What needs to be done ::
Please write the listing below out again exactly, leaving every picture behind.

--- Information shown ---

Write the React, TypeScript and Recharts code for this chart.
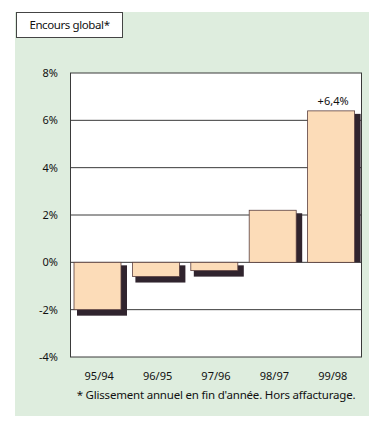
import { BarChart, Bar, XAxis, YAxis, CartesianGrid, LabelList } from 'recharts'

// Glissement annuel de l'encours global, en %
const periodes = ['95/94', '96/95', '97/96', '98/97', '99/98']
const variations = [-2.0, -0.6, -0.35, 2.2, 6.4]
const etiquettes = ['', '', '', '', '+6,4%']
const graduations = [-4, -2, 0, 2, 4, 6, 8]

const C = {
  fond: '#deedde',
  face: '#fcdcb8',
  bord: '#5b4040',
  ombre: '#30242e',
  grille: '#3a3a3a',
  texte: '#111111',
}

const FONT = '"Noto Sans", "Open Sans", sans-serif'

const data = periodes.map((p, i) => ({ periode: p, valeur: variations[i], label: etiquettes[i] }))

// barre pleine avec une ombre portée décalée vers la droite et le bas
function BarreOmbree(props: any) {
  const { x, y, width, height, value } = props
  const top = Math.min(y, y + height)
  const bottom = Math.max(y, y + height)
  const fx = x - 2
  let ombre
  if (value >= 0) {
    ombre = <rect x={fx + 6} y={top + 3} width={width} height={Math.max(bottom - top - 3, 0)} fill={C.ombre} />
  } else {
    ombre = <rect x={fx + 3} y={top + 3} width={width + 3} height={bottom - top + 3} fill={C.ombre} />
  }
  return (
    <g>
      {ombre}
      <rect x={fx} y={top} width={width} height={bottom - top} fill={C.face} stroke={C.bord} strokeWidth={0.8} />
    </g>
  )
}

export default function App() {
  return (
    <div style={{ position: 'absolute', left: 0, top: 0, width: 369, height: 425, background: 'white', fontFamily: FONT }}>
      <div style={{ position: 'absolute', left: 15, top: 12, width: 354, height: 404, background: C.fond }} />
      <div style={{
        position: 'absolute', left: 16, top: 12, width: 105, height: 24, background: 'white',
        border: '1px solid #444', fontSize: 11.5, color: C.texte, lineHeight: '24px', textAlign: 'center', letterSpacing: -0.4,
      }}>
        Encours global*
      </div>
      <div style={{ position: 'absolute', left: 0, top: 0 }}>
        <BarChart width={369} height={425} data={data} margin={{ top: 73, right: 7, bottom: 38, left: 0 }} barSize={47}>
          <CartesianGrid
            fill="white"
            stroke={C.grille}
            strokeWidth={1}
            horizontalValues={graduations}
            verticalPoints={[70.5, 361.5]}
          />
          <XAxis
            dataKey="periode"
            height={30}
            axisLine={false}
            tickLine={false}
            tickSize={0}
            tickMargin={15}
            tick={{ fontSize: 11, fill: C.texte, fontFamily: FONT }}
          />
          <YAxis
            width={70}
            domain={[-4, 8]}
            ticks={graduations}
            axisLine={false}
            tickLine={false}
            tickSize={0}
            tickMargin={12}
            tickFormatter={(v) => `${v}%`}
            tick={{ fontSize: 11, fill: C.texte, fontFamily: FONT }}
          />
          <Bar dataKey="valeur" shape={BarreOmbree} isAnimationActive={false}>
            <LabelList dataKey="label" position="top" offset={6} style={{ fontSize: 11, fill: C.texte, fontFamily: FONT }} />
          </Bar>
        </BarChart>
      </div>
      <div style={{ position: 'absolute', left: 70, width: 292, top: 387, textAlign: 'center', fontSize: 11.5, color: C.texte, letterSpacing: -0.2, whiteSpace: 'nowrap' }}>
        * Glissement annuel en fin d'année. Hors affacturage.
      </div>
    </div>
  )
}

---

Full response ::
Write the React, TypeScript and Recharts code for this chart.
import { BarChart, Bar, XAxis, YAxis, CartesianGrid, LabelList } from 'recharts'

// Glissement annuel de l'encours global, en %
const periodes = ['95/94', '96/95', '97/96', '98/97', '99/98']
const variations = [-2.0, -0.6, -0.35, 2.2, 6.4]
const etiquettes = ['', '', '', '', '+6,4%']
const graduations = [-4, -2, 0, 2, 4, 6, 8]

const C = {
  fond: '#deedde',
  face: '#fcdcb8',
  bord: '#5b4040',
  ombre: '#30242e',
  grille: '#3a3a3a',
  texte: '#111111',
}

const FONT = '"Noto Sans", "Open Sans", sans-serif'

const data = periodes.map((p, i) => ({ periode: p, valeur: variations[i], label: etiquettes[i] }))

// barre pleine avec une ombre portée décalée vers la droite et le bas
function BarreOmbree(props: any) {
  const { x, y, width, height, value } = props
  const top = Math.min(y, y + height)
  const bottom = Math.max(y, y + height)
  const fx = x - 2
  let ombre
  if (value >= 0) {
    ombre = <rect x={fx + 6} y={top + 3} width={width} height={Math.max(bottom - top - 3, 0)} fill={C.ombre} />
  } else {
    ombre = <rect x={fx + 3} y={top + 3} width={width + 3} height={bottom - top + 3} fill={C.ombre} />
  }
  return (
    <g>
      {ombre}
      <rect x={fx} y={top} width={width} height={bottom - top} fill={C.face} stroke={C.bord} strokeWidth={0.8} />
    </g>
  )
}

export default function App() {
  return (
    <div style={{ position: 'absolute', left: 0, top: 0, width: 369, height: 425, background: 'white', fontFamily: FONT }}>
      <div style={{ position: 'absolute', left: 15, top: 12, width: 354, height: 404, background: C.fond }} />
      <div style={{
        position: 'absolute', left: 16, top: 12, width: 105, height: 24, background: 'white',
        border: '1px solid #444', fontSize: 11.5, color: C.texte, lineHeight: '24px', textAlign: 'center', letterSpacing: -0.4,
      }}>
        Encours global*
      </div>
      <div style={{ position: 'absolute', left: 0, top: 0 }}>
        <BarChart width={369} height={425} data={data} margin={{ top: 73, right: 7, bottom: 38, left: 0 }} barSize={47}>
          <CartesianGrid
            fill="white"
            stroke={C.grille}
            strokeWidth={1}
            horizontalValues={graduations}
            verticalPoints={[70.5, 361.5]}
          />
          <XAxis
            dataKey="periode"
            height={30}
            axisLine={false}
            tickLine={false}
            tickSize={0}
            tickMargin={15}
            tick={{ fontSize: 11, fill: C.texte, fontFamily: FONT }}
          />
          <YAxis
            width={70}
            domain={[-4, 8]}
            ticks={graduations}
            axisLine={false}
            tickLine={false}
            tickSize={0}
            tickMargin={12}
            tickFormatter={(v) => `${v}%`}
            tick={{ fontSize: 11, fill: C.texte, fontFamily: FONT }}
          />
          <Bar dataKey="valeur" shape={BarreOmbree} isAnimationActive={false}>
            <LabelList dataKey="label" position="top" offset={6} style={{ fontSize: 11, fill: C.texte, fontFamily: FONT }} />
          </Bar>
        </BarChart>
      </div>
      <div style={{ position: 'absolute', left: 70, width: 292, top: 387, textAlign: 'center', fontSize: 11.5, color: C.texte, letterSpacing: -0.2, whiteSpace: 'nowrap' }}>
        * Glissement annuel en fin d'année. Hors affacturage.
      </div>
    </div>
  )
}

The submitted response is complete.